Despite Board Capitulation, NEA Teachers Still Reject Anti-Defamation League
In a gut punch to the base, National Education Association leaders lickety-split dismissed a motion passed by a majority of the NEA’s 7,000 delegates not to partner with the Anti-Defamation League (ADL) for curriculum or professional development.
In a possible violation of the union’s Standing Rules, evidence suggests the leadership failed to solicit written rebuttals and oral presentations from dissenting state and local affiliate presidents. Instead, the Board of Directors seemingly rubber-stamped the NEA Executive Committee recommendation to not implement New Business Motion (NBI) (39), passed by the Representative Assembly (RA) on July 5th in Portland, Oregon.

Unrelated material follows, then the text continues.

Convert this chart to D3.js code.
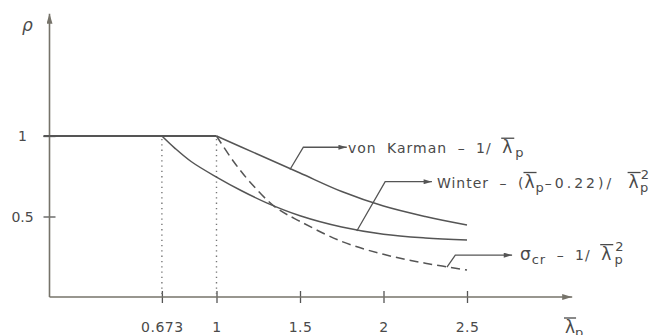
<!DOCTYPE html>
<html lang="en">
<head>
<meta charset="UTF-8">
<title>Plate buckling reduction factor</title>
<style>
  body { margin: 0; background: #fff; }
  svg text { font-family: "DejaVu Sans", sans-serif; fill: #4a4a4a; }
</style>
</head>
<body>
<script src="https://d3js.org/d3.v7.min.js"></script>
<script>
  // tick values
  var xTicks = [0.673, 1, 1.5, 2, 2.5],
      yTicks = [0.5, 1];

  // rho = 1 plateau
  var plateauL = [0, 1],
      plateauR = [1, 1];

  // von Karman
  var vkL = [1, 1.25, 1.5, 1.75, 2, 2.25, 2.5],
      vkR = [1, 0.885, 0.77, 0.655, 0.565, 0.5, 0.447];

  // Winter
  var wiL = [0.673, 0.75, 0.85, 1, 1.15, 1.3, 1.5, 1.75, 2, 2.25, 2.5],
      wiR = [1, 0.925, 0.84, 0.745, 0.66, 0.585, 0.505, 0.435, 0.39, 0.367, 0.354];

  // sigma_cr (dashed)
  var crL = [1, 1.1, 1.2, 1.35, 1.5, 1.75, 2, 2.25, 2.5],
      crR = [1, 0.845, 0.715, 0.56, 0.47, 0.345, 0.265, 0.21, 0.168];

  // dotted guides
  var guides = [0.673, 1];

  var W = 654, H = 335;
  var svg = d3.select('body').append('svg')
      .attr('width', W)
      .attr('height', H);

  var x = d3.scaleLinear().domain([0, 2.5]).range([49.5, 467]),
      y = d3.scaleLinear().domain([0, 1]).range([297, 136]);

  var ink = '#555',
      axisInk = '#76736a';

  var defs = svg.append('defs');
  defs.append('marker')
      .attr('id', 'tip')
      .attr('viewBox', '0 0 10 6')
      .attr('refX', 10).attr('refY', 3)
      .attr('markerWidth', 10).attr('markerHeight', 6)
      .attr('markerUnits', 'userSpaceOnUse')
      .attr('orient', 'auto')
    .append('path')
      .attr('d', 'M0,0L10,3L0,6Z')
      .attr('fill', axisInk);
  defs.append('marker')
      .attr('id', 'tipSmall')
      .attr('viewBox', '0 0 10 6')
      .attr('refX', 10).attr('refY', 3)
      .attr('markerWidth', 9).attr('markerHeight', 5)
      .attr('markerUnits', 'userSpaceOnUse')
      .attr('orient', 'auto')
    .append('path')
      .attr('d', 'M0,0L10,3L0,6Z')
      .attr('fill', ink);

  // axes
  var xAxis = svg.append('g')
      .attr('transform', 'translate(0,' + y(0) + ')')
      .call(d3.axisBottom(x).tickValues(xTicks).tickSize(0).tickFormat(d3.format('')));
  xAxis.select('.domain').remove();
  xAxis.selectAll('.tick line')
      .attr('y1', -6).attr('y2', 6)
      .attr('stroke', '#555').attr('stroke-width', 1.3);
  xAxis.selectAll('.tick text')
      .attr('y', 25).attr('dy', '0.71em')
      .attr('font-size', 14)
      .attr('letter-spacing', 0.5)
      .attr('fill', '#4a4a4a');

  var yAxis = svg.append('g')
      .attr('transform', 'translate(' + x(0) + ',0)')
      .call(d3.axisLeft(y).tickValues(yTicks).tickSize(0).tickFormat(d3.format('')));
  yAxis.select('.domain').remove();
  yAxis.selectAll('.tick line')
      .attr('x1', -6).attr('x2', 6)
      .attr('stroke', '#555').attr('stroke-width', 1.3);
  yAxis.selectAll('.tick text')
      .attr('x', -27).attr('dy', '0.35em')
      .attr('text-anchor', 'middle')
      .attr('font-size', 14)
      .attr('fill', '#4a4a4a');

  svg.append('line')
      .attr('x1', x(0)).attr('y1', y(0))
      .attr('x2', x(3.13)).attr('y2', y(0))
      .attr('stroke', axisInk).attr('stroke-width', 1.6)
      .attr('marker-end', 'url(#tip)');
  svg.append('line')
      .attr('x1', x(0)).attr('y1', y(0))
      .attr('x2', x(0)).attr('y2', y(1.76))
      .attr('stroke', axisInk).attr('stroke-width', 1.6)
      .attr('marker-end', 'url(#tip)');

  // dotted verticals
  svg.selectAll('.guide')
      .data(guides)
    .enter().append('line')
      .attr('class', 'guide')
      .attr('x1', function(d) { return x(d); })
      .attr('x2', function(d) { return x(d); })
      .attr('y1', y(1) + 3)
      .attr('y2', y(0) - 2)
      .attr('stroke', '#777')
      .attr('stroke-width', 1.4)
      .attr('stroke-dasharray', '1.3,4');

  // curves
  function pts(ls, rs) { return ls.map(function(l, i) { return [l, rs[i]]; }); }
  var line = d3.line()
      .x(function(d) { return x(d[0]); })
      .y(function(d) { return y(d[1]); })
      .curve(d3.curveCatmullRom.alpha(0.5));

  svg.append('path')
      .datum([[plateauL[0], plateauR[0]], [plateauL[1], plateauR[1]]])
      .attr('d', d3.line().x(function(d) { return x(d[0]); }).y(function(d) { return y(d[1]); }))
      .attr('fill', 'none').attr('stroke', ink).attr('stroke-width', 2);
  svg.append('line')
      .attr('x1', x(0) - 6).attr('x2', x(0))
      .attr('y1', y(1)).attr('y2', y(1))
      .attr('stroke', ink).attr('stroke-width', 2);

  [[vkL, vkR, null], [wiL, wiR, null], [crL, crR, '9,5']].forEach(function(s) {
    svg.append('path')
        .datum(pts(s[0], s[1]))
        .attr('d', line)
        .attr('fill', 'none')
        .attr('stroke', ink)
        .attr('stroke-width', 1.5)
        .attr('stroke-dasharray', s[2]);
  });

  // leaders: curve point, elbow, arrow tip  (lambda, rho)
  var leaders = [
    [[1.44, 0.792], [1.52, 0.93], [1.78, 0.93]],
    [[1.84, 0.41], [2.01, 0.716], [2.29, 0.716]],
    [[2.38, 0.186], [2.43, 0.26], [2.77, 0.26]]
  ];
  svg.selectAll('.leader')
      .data(leaders)
    .enter().append('polyline')
      .attr('class', 'leader')
      .attr('points', function(d) { return d.map(function(p) { return x(p[0]) + ',' + y(p[1]); }).join(' '); })
      .attr('fill', 'none')
      .attr('stroke', ink)
      .attr('stroke-width', 1.3)
      .attr('marker-end', 'url(#tipSmall)');

  // labels
  function label(lx, ly, parts) {
    var t = svg.append('text')
        .attr('x', x(lx)).attr('y', y(ly))
        .attr('font-size', 14)
        .attr('letter-spacing', 1)
        .attr('word-spacing', 5);
    parts.forEach(function(p) {
      var s = t.append('tspan').text(p.t);
      if (p.dy) s.attr('dy', p.dy);
      if (p.dx) s.attr('dx', p.dx);
      if (p.fs) s.attr('font-size', p.fs);
      if (p.ls) s.attr('letter-spacing', p.ls);
    });
    return t;
  }

  var labels = [];
  labels.push(label(1.787, 0.893, [
    { t: 'von Karman \u2013 1/ ' }, { t: '\u03bb', fs: 17 }, { t: 'p', dy: 4, dx: 2, fs: 13 }
  ]));
  labels.push(label(2.32, 0.68, [
    { t: 'Winter \u2013 (' }, { t: '\u03bb', fs: 17 }, { t: 'p', dy: 4, fs: 13 },
    { t: '\u20130.22)/ ', dy: -4, ls: 3 }, { t: '\u03bb', fs: 17, dx: 2 },
    { t: '2', dy: -9, dx: 1, fs: 13 }, { t: 'p', dy: 13, dx: -10, fs: 13 }
  ]));
  labels.push(label(2.817, 0.232, [
    { t: '\u03c3', fs: 17 }, { t: 'cr', dy: 4, fs: 13 }, { t: ' \u2013 1/ ', dy: -4 },
    { t: '\u03bb', fs: 17 }, { t: '2', dy: -9, dx: 3, fs: 13 }, { t: 'p', dy: 13, dx: -10, fs: 13 }
  ]));

  // axis titles
  svg.append('text')
      .attr('x', 22).attr('y', 31)
      .attr('font-size', 17)
      .attr('font-style', 'italic')
      .text('\u03c1');
  labels.push(svg.append('text')
      .attr('x', 565).attr('y', 333)
      .attr('font-size', 17)
      .call(function(t) {
        t.append('tspan').text('\u03bb');
        t.append('tspan').attr('dy', 4).attr('font-size', 13).text('p');
      }));

  // bars over lambda
  labels.forEach(function(t) {
    var node = t.node(), s = node.textContent;
    for (var i = 0; i < s.length; i++) {
      if (s[i] !== '\u03bb') continue;
      var b = node.getExtentOfChar(i);
      svg.append('line')
          .attr('x1', b.x - 1).attr('x2', b.x + b.width + 1)
          .attr('y1', b.y + 1).attr('y2', b.y + 1)
          .attr('stroke', '#4a4a4a')
          .attr('stroke-width', 1.3);
    }
  });
</script>
</body>
</html>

All it took were a few hundred emails from the Israel lobby and an announcement from ADL CEO Jonathan Greenblatt—the guy who compared a keffiyeh to a Swastika—that he personally spoke to union President Becky Pringle to urge abandonment of the motion.
On a Friday night, July 18, less than two weeks after the NEA Representative Assembly (RA) voted “not to use, endorse or publicize any materials from the Anti-Defamation League,” Pringle, president of the 3-million-member union, issued a statement.
“After consideration, it was determined that this proposal would not further NEA’s commitment to academic freedom, our membership, or our goals,” wrote Pringle, a former middle school science teacher who heads the largest teachers union–and the largest union– in the United States. “There is no doubt that antisemitism is on the rise. Without equivocation, NEA stands strongly against antisemitism.”
Ironically, it was a member of Jewish Voice for Peace, delegate Judy Greenspan of California, who introduced the ADL motion that emerged from the NEA Educators for Palestine Caucus.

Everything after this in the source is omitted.